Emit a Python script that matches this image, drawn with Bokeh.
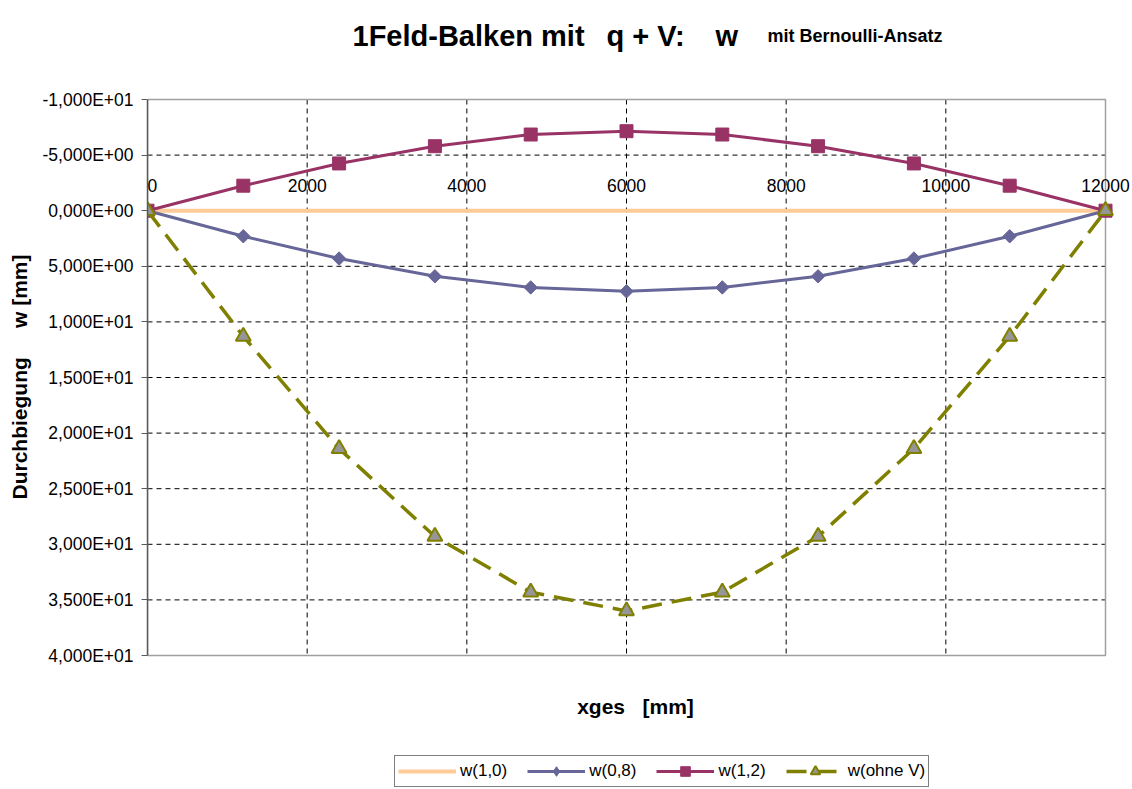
from bokeh.plotting import figure
from bokeh.models import (Range1d, FixedTicker, Legend, LegendItem, Label,
                          LabelSet, ColumnDataSource)
from bokeh.core.properties import value
from bokeh.embed import file_html
from bokeh.resources import INLINE

# ---------------- data ----------------
x_mm = [0, 1200, 2400, 3600, 4800, 6000, 7200, 8400, 9600, 10800, 12000]
w_10 = [0.0, 0.0, 0.0, 0.0, 0.0, 0.0, 0.0, 0.0, 0.0, 0.0, 0.0]
w_08 = [0.0, 2.3, 4.3, 5.9, 6.9, 7.25, 6.9, 5.9, 4.3, 2.3, 0.0]
w_12 = [0.0, -2.25, -4.25, -5.8, -6.85, -7.15, -6.85, -5.8, -4.25, -2.25, 0.0]
w_ohne = [0.0, 11.3, 21.4, 29.3, 34.3, 36.0, 34.3, 29.3, 21.4, 11.3, 0.0]

series_names = ["w(1,0)", "w(0,8)", "w(1,2)", "w(ohne V)"]

x_ticks = [0, 2000, 4000, 6000, 8000, 10000, 12000]
x_tick_labels = ["0", "2000", "4000", "6000", "8000", "10000", "12000"]

y_ticks = [-10, -5, 0, 5, 10, 15, 20, 25, 30, 35, 40]
y_tick_labels = ["-1,000E+01", "-5,000E+00", "0,000E+00", "5,000E+00",
                 "1,000E+01", "1,500E+01", "2,000E+01", "2,500E+01",
                 "3,000E+01", "3,500E+01", "4,000E+01"]

title_parts = ["1Feld-Balken mit", "q + V:", "w", "mit Bernoulli-Ansatz"]
x_title = "xges \u00a0 [mm]"
# leading no-break spaces centre the rotated title on the plot box
y_title = "\u00a0" * 6 + "Durchbiegung \u00a0 \u00a0 w [mm]"

FONT = "Liberation Sans"

# ---------------- layout geometry (pixels) ----------------
W, H = 1132, 788
BOX_L, BOX_R, BOX_T, BOX_B = 147, 1105, 99, 655     # plot box on the page
X0, X1 = x_ticks[0], x_ticks[-1]
Y0, Y1 = y_ticks[0], y_ticks[-1]
ppx = (BOX_R - BOX_L) / (X1 - X0)                    # px per mm
ppy = (BOX_B - BOX_T) / (Y1 - Y0)                    # px per unit w


def px2x(px):
    return X0 + (px - BOX_L) / ppx


def py2y(py):
    return Y0 + (py - BOX_T) / ppy


# frame: from the box's left edge to the right / top / bottom page edges
p = figure(width=W, height=H, output_backend="svg", toolbar_location=None,
           title=None, x_axis_location=None,
           x_range=Range1d(X0, px2x(W)), y_range=Range1d(py2y(H), py2y(0)),
           min_border_left=BOX_L, min_border_right=0,
           min_border_top=0, min_border_bottom=0)
p.background_fill_color = "white"
p.border_fill_color = "white"
p.outline_line_color = None
p.grid.grid_line_color = None

# y axis (bounded to the plot box)
p.yaxis.bounds = (Y0, Y1)
p.yaxis.ticker = FixedTicker(ticks=y_ticks)
p.yaxis.major_label_overrides = {t: s for t, s in zip(y_ticks, y_tick_labels)}
p.yaxis.major_label_text_font = FONT
p.yaxis.major_label_text_font_size = "17.5px"
p.yaxis.major_label_text_color = "black"
p.yaxis.major_label_standoff = 8
p.yaxis.major_tick_out = 6
p.yaxis.major_tick_in = 0
p.yaxis.minor_tick_line_color = None
p.yaxis.axis_line_color = "#595959"
p.yaxis.axis_line_width = 1.5
p.yaxis.major_tick_line_color = "#595959"
p.yaxis.axis_label = y_title
p.yaxis.axis_label_text_font = FONT
p.yaxis.axis_label_text_font_size = "21px"
p.yaxis.axis_label_text_font_style = "bold"
p.yaxis.axis_label_text_color = "black"
p.yaxis.axis_label_standoff = 9

# dashed grid lines inside the plot box
vx = x_ticks[1:-1]
p.segment(x0=vx, x1=vx, y0=[Y0] * len(vx), y1=[Y1] * len(vx),
          line_color="black", line_width=1, line_dash="5 4")
hy = y_ticks[1:-1]
p.segment(x0=[X0] * len(hy), x1=[X1] * len(hy), y0=hy, y1=hy,
          line_color="black", line_width=1, line_dash="5 4")

# plot box border
p.quad(left=[X0], right=[X1], top=[Y0], bottom=[Y1], fill_color=None,
       line_color="#a0a0a0", line_width=1.5)

# ---------------- series ----------------
src = ColumnDataSource(dict(x=x_mm, w10=w_10, w08=w_08, w12=w_12, wo=w_ohne))

r10 = p.line("x", "w10", source=src, line_color="#FFCC99", line_width=4)

r08l = p.line("x", "w08", source=src, line_color="#666699", line_width=3)
r08m = p.scatter("x", "w08", source=src, marker="square", angle=0.785398,
                 size=9.5, fill_color="#666699", line_color="#666699")
# diamond glyph for the legend entry (size 0: invisible in the plot area)
r08k = p.scatter("x", "w08", source=src, marker="diamond", size=0,
                 fill_color="#666699", line_color="#666699")

r12l = p.line("x", "w12", source=src, line_color="#993366", line_width=3)
r12m = p.scatter("x", "w12", source=src, marker="square", size=13,
                 fill_color="#993366", line_color="#993366")

rol = p.line("x", "wo", source=src, line_color="#808000", line_width=3.5,
             line_dash="20 10")
rom = p.scatter("x", "wo", source=src, marker="triangle", size=15,
                fill_color="#969696", line_color="#808000", line_width=2)

# x tick labels at the axis crossing (w = 0), above the line
xl_src = ColumnDataSource(dict(
    x=x_ticks, y=[0] * len(x_ticks), t=x_tick_labels,
    a=["left"] + ["center"] * (len(x_ticks) - 1)))
p.add_layout(LabelSet(x="x", y="y", text="t", source=xl_src,
                      text_font=value(FONT), text_font_size=value("17.5px"),
                      text_color="black", text_align="a",
                      text_baseline="alphabetic", y_offset=19))

# x axis title
p.add_layout(Label(x=px2x(635), y=py2y(706), text=x_title,
                   text_font=FONT, text_font_size="21px",
                   text_font_style="bold", text_color="black",
                   text_align="center", text_baseline="alphabetic"))

# ---------------- title ----------------
title_left = [352, 606, 715, 767]
title_base = [35.5, 35.5, 35.5, 35]
title_size = ["29px", "29px", "29px", "18px"]
for t, tx, ty, fs in zip(title_parts, title_left, title_base, title_size):
    p.add_layout(Label(x=px2x(tx), y=py2y(ty), text=t,
                       text_font=FONT, text_font_size=fs,
                       text_font_style="bold", text_color="black",
                       text_baseline="alphabetic", text_align="left"))

# ---------------- legend ----------------
legend = Legend(items=[
    LegendItem(label=series_names[0], renderers=[r10]),
    LegendItem(label=series_names[1], renderers=[r08l, r08k]),
    LegendItem(label=series_names[2], renderers=[r12l, r12m]),
    LegendItem(label=series_names[3], renderers=[rol, rom]),
], orientation="horizontal", location=(394 - BOX_L, H - 787))
legend.label_text_font = FONT
legend.label_text_font_size = "17px"
legend.label_text_color = "black"
legend.glyph_width = 58
legend.glyph_height = 24
legend.label_height = 24
legend.label_standoff = 4
legend.spacing = 20
legend.padding = 3
legend.margin = 0
legend.border_line_color = "black"
legend.border_line_width = 1
legend.background_fill_color = "white"
legend.background_fill_alpha = 1
p.add_layout(legend)

open("out.html", "w").write(file_html(p, INLINE))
* * *
### Problem statement:
Skip the pictures, please, and transcribe only the lines from the beginning of the material through the one that contains "from bokeh.resources import INLINE".

### Full response:
Emit a Python script that matches this image, drawn with Bokeh.
from bokeh.plotting import figure
from bokeh.models import (Range1d, FixedTicker, Legend, LegendItem, Label,
                          LabelSet, ColumnDataSource)
from bokeh.core.properties import value
from bokeh.embed import file_html
from bokeh.resources import INLINE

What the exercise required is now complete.